● PROVIDED DATA
################

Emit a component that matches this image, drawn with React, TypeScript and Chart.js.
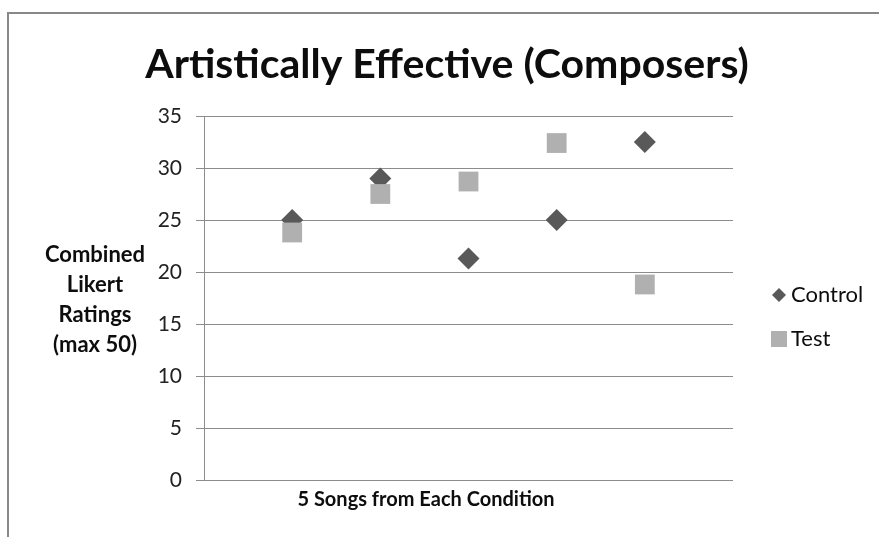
import { useEffect, useRef } from "react";
import { Chart, registerables } from "chart.js";

Chart.register(...registerables);

// Ratings per song (1..5) for each condition
const songNumbers = [1, 2, 3, 4, 5];
const controlRatings = [25, 29, 21.3, 25, 32.5];
const testRatings = [23.8, 27.5, 28.7, 32.4, 18.8];

const chartTitle = "Artistically Effective (Composers)";
const yTitleLines = ["Combined", "Likert", "Ratings", "(max 50)"];
const xTitle = "5 Songs from Each Condition";
const seriesNames = ["Control", "Test"];

const FONT = "Lato, 'Open Sans', sans-serif";
const CONTROL_COLOR = "#595959";
const TEST_COLOR = "#b0b0b0";
const GRID_COLOR = "#8c8c8c";
const TEXT_COLOR = "#0d0d0d";

const decorations = {
  id: "decorations",
  beforeDraw(chart: Chart) {
    const { ctx, width, height } = chart;
    ctx.save();
    ctx.fillStyle = "#ffffff";
    ctx.fillRect(0, 0, width, height);
    // outer frame (top and left edges)
    ctx.strokeStyle = "#888888";
    ctx.lineWidth = 2;
    ctx.beginPath();
    ctx.moveTo(8, height);
    ctx.lineTo(8, 13);
    ctx.lineTo(width, 13);
    ctx.stroke();
    ctx.restore();
  },
  afterDraw(chart: Chart) {
    const { ctx } = chart;
    ctx.save();
    ctx.fillStyle = TEXT_COLOR;

    // main title
    ctx.font = `bold 41px ${FONT}`;
    ctx.textAlign = "center";
    ctx.textBaseline = "alphabetic";
    ctx.fillText(chartTitle, 447, 78);

    // horizontal y-axis title
    ctx.font = `bold 22px ${FONT}`;
    ctx.textBaseline = "middle";
    yTitleLines.forEach((line, i) => {
      ctx.fillText(line, 95, 255 + i * 30);
    });

    // x-axis title
    ctx.font = `bold 20px ${FONT}`;
    ctx.fillText(xTitle, 426, 500);

    // legend
    ctx.textAlign = "left";
    ctx.font = `22px ${FONT}`;
    const legendY = [295, 339];
    // diamond
    ctx.fillStyle = CONTROL_COLOR;
    ctx.beginPath();
    ctx.moveTo(779 - 7, legendY[0]);
    ctx.lineTo(779, legendY[0] - 7);
    ctx.lineTo(779 + 7, legendY[0]);
    ctx.lineTo(779, legendY[0] + 7);
    ctx.closePath();
    ctx.fill();
    // square
    ctx.fillStyle = TEST_COLOR;
    ctx.fillRect(771, legendY[1] - 8, 16, 16);

    ctx.fillStyle = TEXT_COLOR;
    seriesNames.forEach((name, i) => {
      ctx.fillText(name, 791, legendY[i]);
    });
    ctx.restore();
  },
};

export default function App() {
  const canvasRef = useRef<HTMLCanvasElement | null>(null);

  useEffect(() => {
    const canvas = canvasRef.current;
    if (!canvas) return;
    const chart = new Chart(canvas, {
      type: "scatter",
      data: {
        datasets: [
          {
            label: seriesNames[0],
            data: songNumbers.map((x, i) => ({ x, y: controlRatings[i] })),
            pointStyle: "rectRot",
            pointRadius: 11,
            pointBackgroundColor: CONTROL_COLOR,
            pointBorderColor: CONTROL_COLOR,
            pointBorderWidth: 0,
            order: 1,
          },
          {
            label: seriesNames[1],
            data: songNumbers.map((x, i) => ({ x, y: testRatings[i] })),
            pointStyle: "rect",
            pointRadius: 14,
            pointBackgroundColor: TEST_COLOR,
            pointBorderColor: TEST_COLOR,
            pointBorderWidth: 0,
            order: 0,
          },
        ],
      },
      options: {
        animation: false,
        responsive: true,
        maintainAspectRatio: false,
        layout: { padding: { top: 116, bottom: 57, right: 146, left: 144 } },
        plugins: {
          legend: { display: false },
          title: { display: false },
          tooltip: { enabled: false },
        },
        scales: {
          x: { type: "linear", min: 0, max: 6, display: false },
          y: {
            min: 0,
            max: 35,
            afterFit: (scale: any) => {
              scale.width = 60;
            },
            ticks: {
              stepSize: 5,
              color: "#222222",
              font: { family: FONT, size: 21 },
              padding: 14,
            },
            grid: {
              color: GRID_COLOR,
              lineWidth: 1,
              tickLength: 8,
              drawTicks: true,
            },
            border: { display: true, color: GRID_COLOR, width: 1 },
          },
        },
      },
      plugins: [decorations],
    });
    return () => chart.destroy();
  }, []);

  return (
    <div style={{ position: "fixed", left: 0, top: 0, width: 879, height: 537 }}>
      <canvas ref={canvasRef} />
    </div>
  );
}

################

● PROBLEM REQUIREMENTS
Repeat the data exactly, dropping every picture it holds.

● WRITTEN REPLY
Emit a component that matches this image, drawn with React, TypeScript and Chart.js.
import { useEffect, useRef } from "react";
import { Chart, registerables } from "chart.js";

Chart.register(...registerables);

// Ratings per song (1..5) for each condition
const songNumbers = [1, 2, 3, 4, 5];
const controlRatings = [25, 29, 21.3, 25, 32.5];
const testRatings = [23.8, 27.5, 28.7, 32.4, 18.8];

const chartTitle = "Artistically Effective (Composers)";
const yTitleLines = ["Combined", "Likert", "Ratings", "(max 50)"];
const xTitle = "5 Songs from Each Condition";
const seriesNames = ["Control", "Test"];

const FONT = "Lato, 'Open Sans', sans-serif";
const CONTROL_COLOR = "#595959";
const TEST_COLOR = "#b0b0b0";
const GRID_COLOR = "#8c8c8c";
const TEXT_COLOR = "#0d0d0d";

const decorations = {
  id: "decorations",
  beforeDraw(chart: Chart) {
    const { ctx, width, height } = chart;
    ctx.save();
    ctx.fillStyle = "#ffffff";
    ctx.fillRect(0, 0, width, height);
    // outer frame (top and left edges)
    ctx.strokeStyle = "#888888";
    ctx.lineWidth = 2;
    ctx.beginPath();
    ctx.moveTo(8, height);
    ctx.lineTo(8, 13);
    ctx.lineTo(width, 13);
    ctx.stroke();
    ctx.restore();
  },
  afterDraw(chart: Chart) {
    const { ctx } = chart;
    ctx.save();
    ctx.fillStyle = TEXT_COLOR;

    // main title
    ctx.font = `bold 41px ${FONT}`;
    ctx.textAlign = "center";
    ctx.textBaseline = "alphabetic";
    ctx.fillText(chartTitle, 447, 78);

    // horizontal y-axis title
    ctx.font = `bold 22px ${FONT}`;
    ctx.textBaseline = "middle";
    yTitleLines.forEach((line, i) => {
      ctx.fillText(line, 95, 255 + i * 30);
    });

    // x-axis title
    ctx.font = `bold 20px ${FONT}`;
    ctx.fillText(xTitle, 426, 500);

    // legend
    ctx.textAlign = "left";
    ctx.font = `22px ${FONT}`;
    const legendY = [295, 339];
    // diamond
    ctx.fillStyle = CONTROL_COLOR;
    ctx.beginPath();
    ctx.moveTo(779 - 7, legendY[0]);
    ctx.lineTo(779, legendY[0] - 7);
    ctx.lineTo(779 + 7, legendY[0]);
    ctx.lineTo(779, legendY[0] + 7);
    ctx.closePath();
    ctx.fill();
    // square
    ctx.fillStyle = TEST_COLOR;
    ctx.fillRect(771, legendY[1] - 8, 16, 16);

    ctx.fillStyle = TEXT_COLOR;
    seriesNames.forEach((name, i) => {
      ctx.fillText(name, 791, legendY[i]);
    });
    ctx.restore();
  },
};

export default function App() {
  const canvasRef = useRef<HTMLCanvasElement | null>(null);

  useEffect(() => {
    const canvas = canvasRef.current;
    if (!canvas) return;
    const chart = new Chart(canvas, {
      type: "scatter",
      data: {
        datasets: [
          {
            label: seriesNames[0],
            data: songNumbers.map((x, i) => ({ x, y: controlRatings[i] })),
            pointStyle: "rectRot",
            pointRadius: 11,
            pointBackgroundColor: CONTROL_COLOR,
            pointBorderColor: CONTROL_COLOR,
            pointBorderWidth: 0,
            order: 1,
          },
          {
            label: seriesNames[1],
            data: songNumbers.map((x, i) => ({ x, y: testRatings[i] })),
            pointStyle: "rect",
            pointRadius: 14,
            pointBackgroundColor: TEST_COLOR,
            pointBorderColor: TEST_COLOR,
            pointBorderWidth: 0,
            order: 0,
          },
        ],
      },
      options: {
        animation: false,
        responsive: true,
        maintainAspectRatio: false,
        layout: { padding: { top: 116, bottom: 57, right: 146, left: 144 } },
        plugins: {
          legend: { display: false },
          title: { display: false },
          tooltip: { enabled: false },
        },
        scales: {
          x: { type: "linear", min: 0, max: 6, display: false },
          y: {
            min: 0,
            max: 35,
            afterFit: (scale: any) => {
              scale.width = 60;
            },
            ticks: {
              stepSize: 5,
              color: "#222222",
              font: { family: FONT, size: 21 },
              padding: 14,
            },
            grid: {
              color: GRID_COLOR,
              lineWidth: 1,
              tickLength: 8,
              drawTicks: true,
            },
            border: { display: true, color: GRID_COLOR, width: 1 },
          },
        },
      },
      plugins: [decorations],
    });
    return () => chart.destroy();
  }, []);

  return (
    <div style={{ position: "fixed", left: 0, top: 0, width: 879, height: 537 }}>
      <canvas ref={canvasRef} />
    </div>
  );
}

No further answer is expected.